>> start
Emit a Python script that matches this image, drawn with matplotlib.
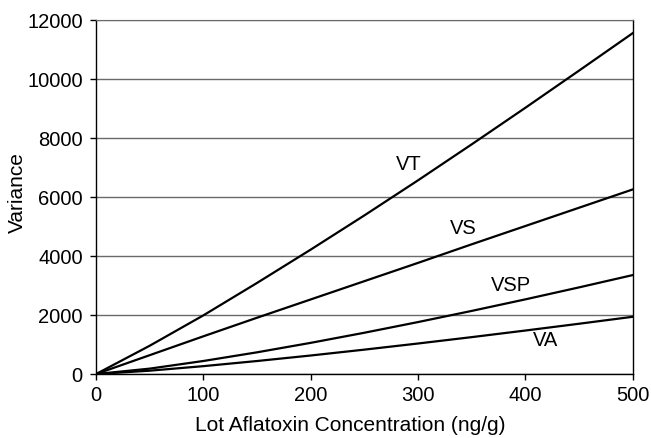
import matplotlib.pyplot as plt

# lot concentration (ng/g) and variance
conc = [0, 50, 100, 150, 200, 250, 300, 350, 400, 450, 500]
vt = [0, 960, 1990, 3090, 4220, 5380, 6570, 7790, 9030, 10290, 11560]
vs = [0, 640, 1280, 1910, 2530, 3150, 3770, 4400, 5020, 5640, 6260]
vsp = [0, 184, 443, 737, 1058, 1401, 1763, 2141, 2533, 2939, 3356]
va = [0, 114, 268, 442, 629, 828, 1036, 1252, 1476, 1706, 1942]

curves = [("VT", vt, 291, 7090), ("VS", vs, 342, 4940),
          ("VSP", vsp, 387, 2990), ("VA", va, 419, 1130)]


def main():
    plt.rcParams['font.family'] = ['Liberation Sans', 'DejaVu Sans']
    fig = plt.figure(figsize=(6.51, 4.38), dpi=100)
    ax = fig.add_axes([0.1475, 0.146, 0.8245, 0.808])

    for name, vals, lx, ly in curves:
        ax.plot(conc, vals, color="black", linewidth=1.6, zorder=3)
        ax.text(lx, ly, name, fontsize=14.5, ha="center", va="center")

    ax.set_xlim(0, 500)
    ax.set_ylim(0, 12000)
    ax.set_xticks(range(0, 501, 100))
    ax.set_yticks(range(0, 12001, 2000))
    ax.yaxis.grid(True, color="#6a6a6a", linewidth=1.0)
    ax.set_axisbelow(True)
    for s in ["left", "bottom", "right"]:
        ax.spines[s].set_color("black")
        ax.spines[s].set_linewidth(1.0)
    ax.spines["top"].set_color("#6a6a6a")
    ax.tick_params(labelsize=14.5, length=4.5, width=1, direction="out")
    ax.tick_params(axis="y", pad=5)
    ax.tick_params(axis="x", pad=4)

    ax.set_xlabel("Lot Aflatoxin Concentration (ng/g)", fontsize=15)
    ax.set_ylabel("Variance", fontsize=15)
    ax.xaxis.set_label_coords(0.474, -0.118)
    ax.yaxis.set_label_coords(-0.129, 0.514)

    fig.savefig("out.png", dpi=100)


if __name__ == "__main__":
    main()
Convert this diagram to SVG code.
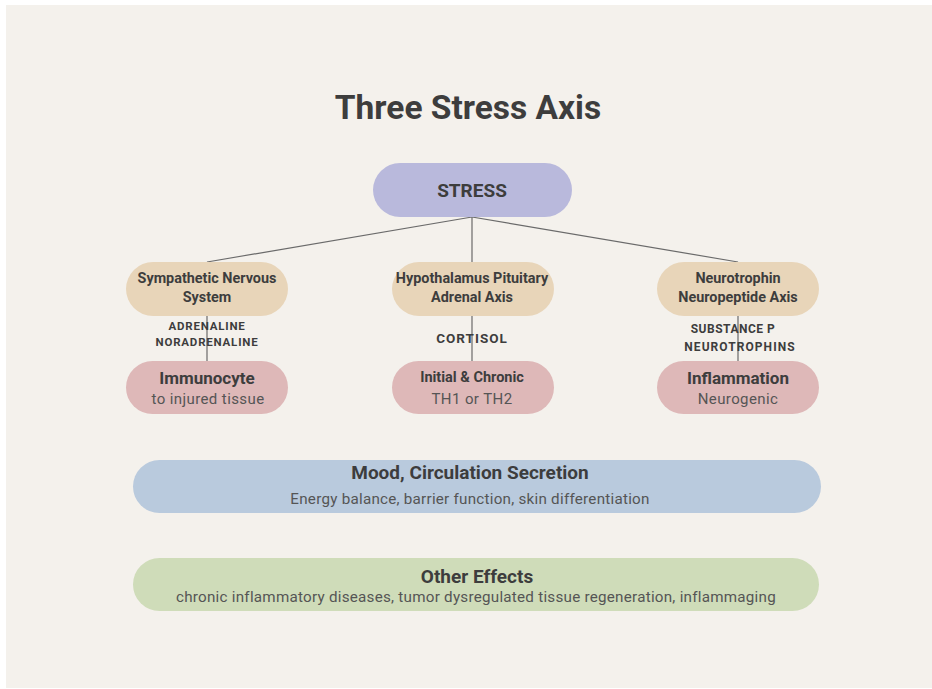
<svg xmlns="http://www.w3.org/2000/svg" width="932" height="689" viewBox="0 0 932 689">
  <style>
    text { font-family: Roboto, "Liberation Sans", sans-serif; fill: #3d3d3d; text-anchor: middle; }
    .title { font-size: 33.5px; font-weight: 700; }
    .head { font-size: 19px; font-weight: 700; }
    .axis { font-size: 14.4px; font-weight: 700; }
    .axis2 { font-size: 14.5px; font-weight: 700; }
    .eff { font-size: 17px; font-weight: 700; }
    .sub { font-size: 15px; fill: #555; letter-spacing: 0.4px; }
    .sig { font-size: 11.5px; font-weight: 700; letter-spacing: 0.8px; }
    .sig3 { font-size: 12px; font-weight: 700; letter-spacing: 0.5px; }
    .sig4 { font-size: 12px; font-weight: 700; letter-spacing: 1.05px; }
    .sig2 { font-size: 13.5px; font-weight: 700; letter-spacing: 1px; }
    .wide { font-size: 19px; font-weight: 700; }
    .note { font-size: 15.2px; fill: #555; letter-spacing: 0.25px; }
    .link { stroke: #6a6a6a; stroke-width: 1.2; fill: none; }
    .stress { fill: #b9b9dc; }
    .axisbox { fill: #e8d5b9; }
    .effbox { fill: #deb8b8; }
    .mood { fill: #b9cadd; }
    .other { fill: #cfdcb9; }
  </style>

  <rect x="0" y="0" width="932" height="689" fill="#ffffff"/>
  <rect x="6" y="5" width="926" height="683" fill="#f4f1ec"/>

  <text class="title" x="468" y="119">Three Stress Axis</text>

  <!-- connectors -->
  <g id="connectors">
    <line class="link" x1="472" y1="217" x2="207" y2="262"/>
    <line class="link" x1="472" y1="217" x2="472" y2="262"/>
    <line class="link" x1="472" y1="217" x2="738" y2="262"/>
    <line class="link" x1="207" y1="316" x2="207" y2="361"/>
    <line class="link" x1="472" y1="316" x2="472" y2="361"/>
    <line class="link" x1="738" y1="316" x2="738" y2="361"/>
  </g>

  <g id="stress">
    <rect class="stress" x="373" y="163" width="199" height="54" rx="27"/>
    <text class="head" x="472" y="197">STRESS</text>
  </g>

  <g id="sympathetic">
    <rect class="axisbox" x="126" y="262" width="162" height="54" rx="27"/>
    <text class="axis" x="207" y="283">Sympathetic Nervous</text>
    <text class="axis" x="207" y="302">System</text>
  </g>
  <g id="hpa">
    <rect class="axisbox" x="392" y="262" width="162" height="54" rx="27"/>
    <text class="axis" x="472" y="283">Hypothalamus Pituitary</text>
    <text class="axis" x="472" y="302">Adrenal Axis</text>
  </g>
  <g id="neurotrophin">
    <rect class="axisbox" x="657" y="262" width="162" height="54" rx="27"/>
    <text class="axis" x="738" y="283">Neurotrophin</text>
    <text class="axis" x="738" y="302">Neuropeptide Axis</text>
  </g>

  <!-- mediator labels -->
  <g id="mediators">
    <text class="sig" x="207" y="330">ADRENALINE</text>
    <text class="sig" x="207" y="346">NORADRENALINE</text>
    <text class="sig2" x="472" y="343">CORTISOL</text>
    <text class="sig3" x="733" y="333">SUBSTANCE P</text>
    <text class="sig4" x="740" y="351">NEUROTROPHINS</text>
  </g>

  <g id="immunocyte">
    <rect class="effbox" x="126" y="361" width="162" height="53" rx="26.5"/>
    <text class="eff" x="207" y="384">Immunocyte</text>
    <text class="sub" x="208" y="404">to injured tissue</text>
  </g>
  <g id="initial">
    <rect class="effbox" x="392" y="361" width="162" height="53" rx="26.5"/>
    <text class="axis2" x="472" y="382">Initial &amp; Chronic</text>
    <text class="sub" x="472" y="404">TH1 or TH2</text>
  </g>
  <g id="inflammation">
    <rect class="effbox" x="657" y="361" width="162" height="53" rx="26.5"/>
    <text class="eff" x="738" y="384">Inflammation</text>
    <text class="sub" x="738" y="404">Neurogenic</text>
  </g>

  <g id="mood">
    <rect class="mood" x="133" y="460" width="688" height="53" rx="26.5"/>
    <text class="wide" x="470" y="479">Mood, Circulation Secretion</text>
    <text class="note" x="470" y="504">Energy balance, barrier function, skin differentiation</text>
  </g>

  <g id="other">
    <rect class="other" x="133" y="558" width="686" height="53" rx="26.5"/>
    <text class="wide" x="477" y="583">Other Effects</text>
    <text class="note" x="476" y="602">chronic inflammatory diseases, tumor dysregulated tissue regeneration, inflammaging</text>
  </g>
</svg>
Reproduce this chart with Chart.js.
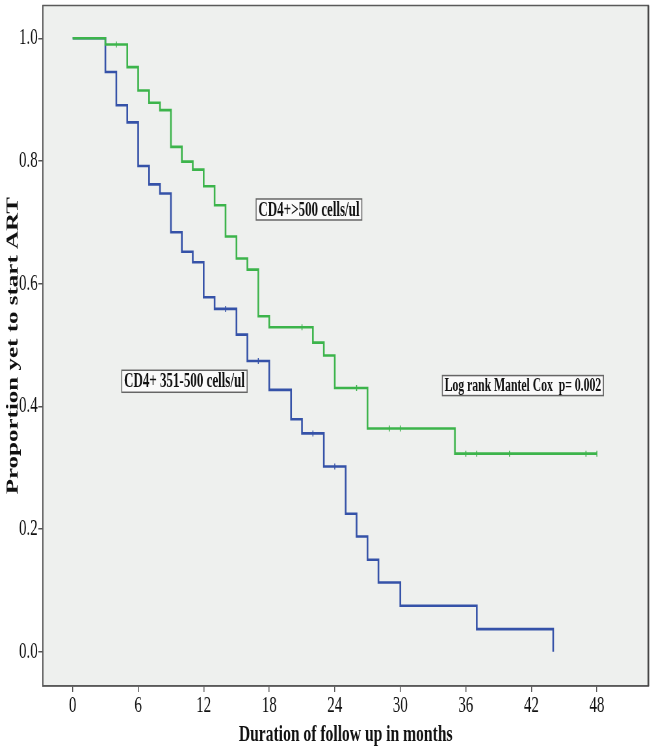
>> end
Repeat, exactly and in full, each line from the start of the data to the line that contains "import matplotlib.pyplot as plt". Pictures do not go in.

• _WRITTEN RESPONSE_
Emit a Python script that matches this image, drawn with matplotlib.
import matplotlib.pyplot as plt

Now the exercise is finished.